El Kauwberg es un lugar extraño, porque parece natural, y no lo es; pero tampoco es artificial del todo. Es un espacio a medio camino entre un solar y un bosque, entre un huerto urbano y un monte comunal. Es un lugar rústico en medio de una zona urbana, una anomalía en medio de una gran ciudad, una víctima, pero también un beneficiario, de ese no saber qué hacer tan belga, de ese encogerse de hombros y dejar las cosas como están a la espera de que las solucione alguien que venga detrás.
Mientras esperaba su destino como autopista destinada a solucionar el aislamiento de Uccle, o como campo de golf para solaz de los pijos del lugar (y de algún deportista, que no todos los golfistas deben ser pijos por necesidad), la vegetación, que no entiende de planes de ordenación urbana, se fue desarrollando a su manera. Así, hay especies autóctonas, pero también invasivas; hay algún huerto urbano junto a alguna pradera imposible; hay agujeros producidos por las bombas alemanas, al lado de desniveles improbables.
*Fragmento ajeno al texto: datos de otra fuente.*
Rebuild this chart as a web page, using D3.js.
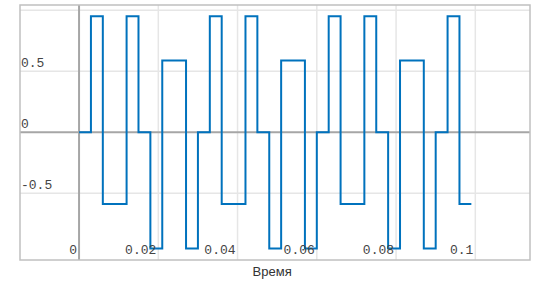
<!DOCTYPE html>
<html>
<head>
<meta charset="utf-8">
<script src="https://cdn.jsdelivr.net/npm/d3@7"></script>
<style>
  body { margin: 0; background: #fff; }
  svg { display: block; }
</style>
</head>
<body>
<script>
// sample times (s) and held values of the sampled signal
const times = [0, 0.003, 0.006, 0.009, 0.012, 0.015, 0.018, 0.021, 0.024, 0.027,
               0.030, 0.033, 0.036, 0.039, 0.042, 0.045, 0.048, 0.051, 0.054, 0.057,
               0.060, 0.063, 0.066, 0.069, 0.072, 0.075, 0.078, 0.081, 0.084, 0.087,
               0.090, 0.093, 0.096, 0.099];
const values = [0, 0.951, -0.588, -0.588, 0.951, 0, -0.951, 0.588, 0.588, -0.951,
                0, 0.951, -0.588, -0.588, 0.951, 0, -0.951, 0.588, 0.588, -0.951,
                0, 0.951, -0.588, -0.588, 0.951, 0, -0.951, 0.588, 0.588, -0.951,
                0, 0.951, -0.588, -0.588];
const xTicks = [0, 0.02, 0.04, 0.06, 0.08, 0.1];
const xTickLabels = ['0', '0.02', '0.04', '0.06', '0.08', '0.1'];
const yTicks = [-0.5, 0, 0.5];
const yTickLabels = ['-0.5', '0', '0.5'];
const yGrid = [-0.5, 0, 0.5, 1];
const xLabel = 'Время';

const W = 539, H = 285;
const box = {left: 20, right: 530, top: 5, bottom: 260};

const x = d3.scaleLinear().domain([-0.0149, 0.1138]).range([box.left, box.right]);
const y = d3.scaleLinear().domain([-1.046, 1.043]).range([box.bottom, box.top]);

const svg = d3.select('body').append('svg')
  .attr('width', W)
  .attr('height', H);

// grid
svg.append('g')
  .selectAll('line')
  .data(xTicks.filter(d => d !== 0))
  .join('line')
  .attr('x1', d => x(d)).attr('x2', d => x(d))
  .attr('y1', box.top).attr('y2', box.bottom)
  .attr('stroke', '#e6e6e6').attr('stroke-width', 1.5);

svg.append('g')
  .selectAll('line')
  .data(yGrid.filter(d => d !== 0))
  .join('line')
  .attr('x1', box.left).attr('x2', box.right)
  .attr('y1', d => y(d)).attr('y2', d => y(d))
  .attr('stroke', '#e6e6e6').attr('stroke-width', 1.5);

// zero axes
svg.append('line')
  .attr('x1', box.left).attr('x2', box.right)
  .attr('y1', y(0)).attr('y2', y(0))
  .attr('stroke', '#a6a6a6').attr('stroke-width', 2);
svg.append('line')
  .attr('x1', x(0)).attr('x2', x(0))
  .attr('y1', box.top).attr('y2', box.bottom)
  .attr('stroke', '#a6a6a6').attr('stroke-width', 2);

// frame
svg.append('rect')
  .attr('x', box.left).attr('y', box.top)
  .attr('width', box.right - box.left).attr('height', box.bottom - box.top)
  .attr('fill', 'none').attr('stroke', '#c0c0c0').attr('stroke-width', 1.5);

// signal
const pts = times.map((t, i) => [t, values[i] !== undefined ? values[i] : values[values.length - 1]]);
const line = d3.line()
  .x(d => x(d[0]))
  .y(d => y(d[1]))
  .curve(d3.curveStepAfter);

svg.append('path')
  .datum(pts)
  .attr('d', line)
  .attr('fill', 'none')
  .attr('stroke', '#0072bd')
  .attr('stroke-width', 2);

// tick labels
const mono = '"Liberation Mono", "DejaVu Sans Mono", monospace';
svg.append('g')
  .selectAll('text')
  .data(xTicks)
  .join('text')
  .attr('x', d => x(d) - 2)
  .attr('y', box.bottom - 6)
  .attr('text-anchor', 'end')
  .attr('font-family', mono)
  .attr('font-size', 13)
  .attr('fill', '#444')
  .text((d, i) => xTickLabels[i]);

svg.append('g')
  .selectAll('text')
  .data(yTicks)
  .join('text')
  .attr('x', box.left + 1)
  .attr('y', d => y(d) - 4)
  .attr('font-family', mono)
  .attr('font-size', 13)
  .attr('fill', '#444')
  .text((d, i) => yTickLabels[i]);

// axis label
svg.append('text')
  .attr('x', (x(0) + x(0.1)) / 2 - 5)
  .attr('y', 276)
  .attr('text-anchor', 'middle')
  .attr('font-family', '"Liberation Sans", Arial, sans-serif')
  .attr('font-size', 13)
  .attr('fill', '#333')
  .text(xLabel);
</script>
</body>
</html>
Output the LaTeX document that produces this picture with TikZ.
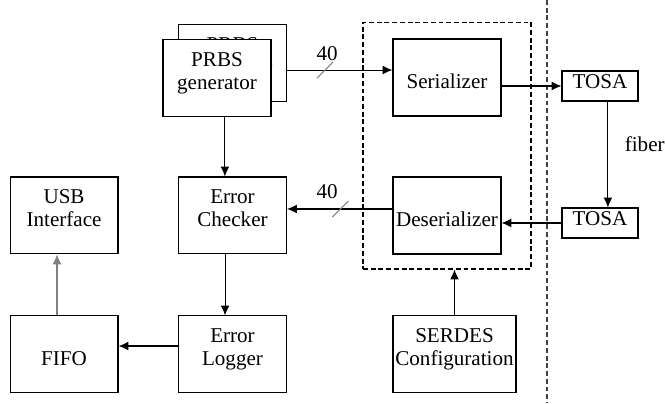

Hay que verlo para empezar a interpretar un espacio que sólo supera por los pelos medio kilómetro cuadrado.
Probablemente, lo que hay que hacer es estudiarlo menos y disfrutarlo más. Quizá sea por las horas en que paseo yo, que es poco antes del anochecer, pero es rara la vez que me encuentro a alguien. Supongo que la gente decente está en su casa a esas horas, y los que estamos estirando las piernas a las diez y media de la noche, aunque sea verano y siga siendo de día, somos unos trasnochadores impenitentes que deberíamos recogernos lo antes posible. Al menos para la mentalidad local.
El caso es que el lugar es agradable, y yo creo que habría que dejarlo estar y corregirlo lo justo. Desde que perdió su uso fabril, agrícola e incluso militar (parece que los alemanes alcanzaron a lanzar algunas V1 en 1945 contra los británicos que habían instalado allí su base), la naturaleza ha hecho de su capa un sayo, primero por la inacción de todos los que pensaban que la expropiación del Kauwberg era inminente, y luego porque se ha convertido en un espacio más o menos protegido y por esa asociación de amigos del Kauwberg que condiciona, de momento para bien, cualquier uso que se quiera dar al terreno, incluso por sus propietarios, que los hay.
El resultado es un territorio cada vez menos artificial y más salvaje, pero que sigue sin ser salvaje del todo. Hay senderos, unos más anchos, otros medio ahogados por las ortigas o por las zarzas, y no hay tantas vías de acceso como para que sea un parque público.
Que lo dejen como está. Hace su papel y, para los paseantes de crepúsculo como yo, es un lugar idóneo, ni tan grande como para perderse en él, ni tan pequeño como para no tener la sensación de estar fuera de un lugar habitado.